__Given instruction__. Quote each line of the material verbatim, without the pictures.

__Data lines__.
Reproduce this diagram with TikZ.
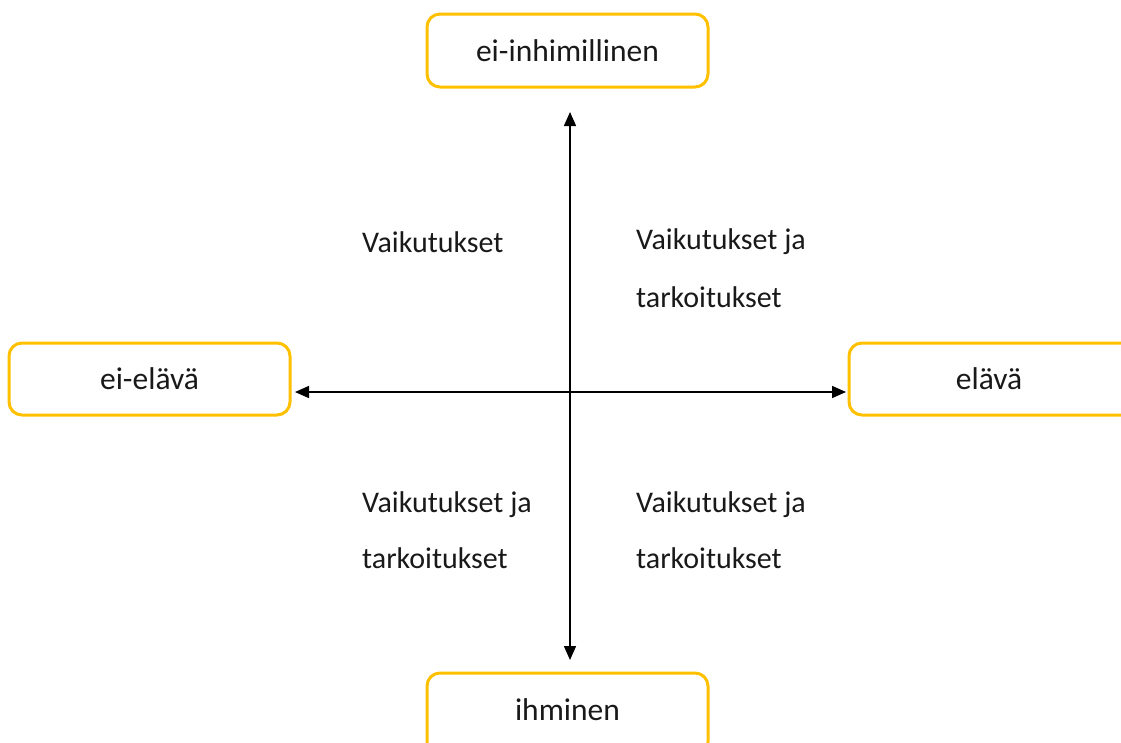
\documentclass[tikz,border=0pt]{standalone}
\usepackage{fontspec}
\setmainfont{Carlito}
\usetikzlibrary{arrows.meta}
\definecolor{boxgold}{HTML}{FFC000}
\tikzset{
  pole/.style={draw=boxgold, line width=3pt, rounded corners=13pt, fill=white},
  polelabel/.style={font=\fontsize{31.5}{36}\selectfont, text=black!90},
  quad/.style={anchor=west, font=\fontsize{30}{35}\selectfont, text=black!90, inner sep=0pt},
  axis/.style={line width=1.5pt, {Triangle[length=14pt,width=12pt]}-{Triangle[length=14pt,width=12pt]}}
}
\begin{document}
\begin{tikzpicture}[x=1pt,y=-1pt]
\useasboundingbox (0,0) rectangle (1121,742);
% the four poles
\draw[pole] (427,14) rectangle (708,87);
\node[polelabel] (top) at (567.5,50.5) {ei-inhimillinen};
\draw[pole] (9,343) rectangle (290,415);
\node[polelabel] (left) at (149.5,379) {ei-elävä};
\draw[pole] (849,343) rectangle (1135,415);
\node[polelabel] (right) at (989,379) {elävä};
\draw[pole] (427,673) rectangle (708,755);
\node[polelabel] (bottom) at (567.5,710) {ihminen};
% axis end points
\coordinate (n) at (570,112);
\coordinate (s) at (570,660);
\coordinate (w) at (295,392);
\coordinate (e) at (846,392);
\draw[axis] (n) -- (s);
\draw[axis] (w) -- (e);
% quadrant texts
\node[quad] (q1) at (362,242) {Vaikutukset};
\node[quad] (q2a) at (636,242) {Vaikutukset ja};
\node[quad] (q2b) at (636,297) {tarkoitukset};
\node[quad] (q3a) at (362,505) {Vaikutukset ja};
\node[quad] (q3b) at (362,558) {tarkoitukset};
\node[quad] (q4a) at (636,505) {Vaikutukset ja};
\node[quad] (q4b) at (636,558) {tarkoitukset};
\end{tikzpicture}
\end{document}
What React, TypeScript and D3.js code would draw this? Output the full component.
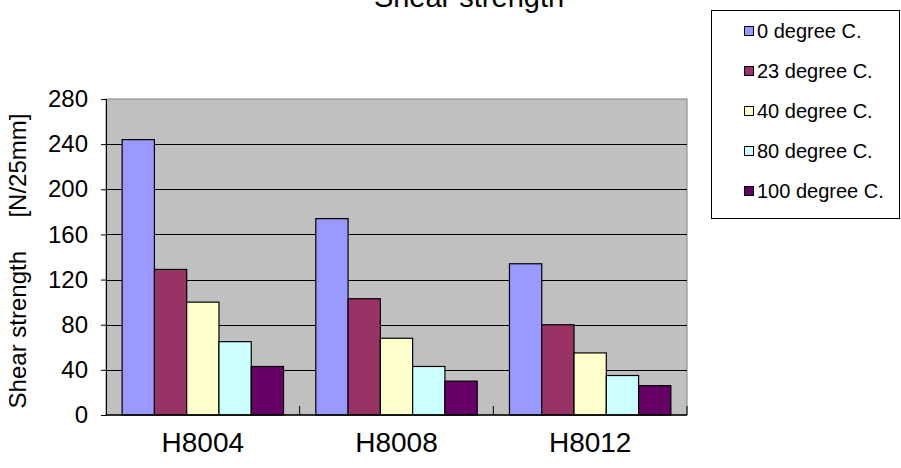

__Result of the exercise__.
Reproduce this diagram with TikZ.
\documentclass[tikz,border=0pt]{standalone}
\usepackage{fontspec}
\setmainfont{Carlito}
\usetikzlibrary{arrows.meta}
\definecolor{boxgold}{HTML}{FFC000}
\tikzset{
  pole/.style={draw=boxgold, line width=3pt, rounded corners=13pt, fill=white},
  polelabel/.style={font=\fontsize{31.5}{36}\selectfont, text=black!90},
  quad/.style={anchor=west, font=\fontsize{30}{35}\selectfont, text=black!90, inner sep=0pt},
  axis/.style={line width=1.5pt, {Triangle[length=14pt,width=12pt]}-{Triangle[length=14pt,width=12pt]}}
}
\begin{document}
\begin{tikzpicture}[x=1pt,y=-1pt]
\useasboundingbox (0,0) rectangle (1121,742);
% the four poles
\draw[pole] (427,14) rectangle (708,87);
\node[polelabel] (top) at (567.5,50.5) {ei-inhimillinen};
\draw[pole] (9,343) rectangle (290,415);
\node[polelabel] (left) at (149.5,379) {ei-elävä};
\draw[pole] (849,343) rectangle (1135,415);
\node[polelabel] (right) at (989,379) {elävä};
\draw[pole] (427,673) rectangle (708,755);
\node[polelabel] (bottom) at (567.5,710) {ihminen};
% axis end points
\coordinate (n) at (570,112);
\coordinate (s) at (570,660);
\coordinate (w) at (295,392);
\coordinate (e) at (846,392);
\draw[axis] (n) -- (s);
\draw[axis] (w) -- (e);
% quadrant texts
\node[quad] (q1) at (362,242) {Vaikutukset};
\node[quad] (q2a) at (636,242) {Vaikutukset ja};
\node[quad] (q2b) at (636,297) {tarkoitukset};
\node[quad] (q3a) at (362,505) {Vaikutukset ja};
\node[quad] (q3b) at (362,558) {tarkoitukset};
\node[quad] (q4a) at (636,505) {Vaikutukset ja};
\node[quad] (q4b) at (636,558) {tarkoitukset};
\end{tikzpicture}
\end{document}
What React, TypeScript and D3.js code would draw this? Output the full component.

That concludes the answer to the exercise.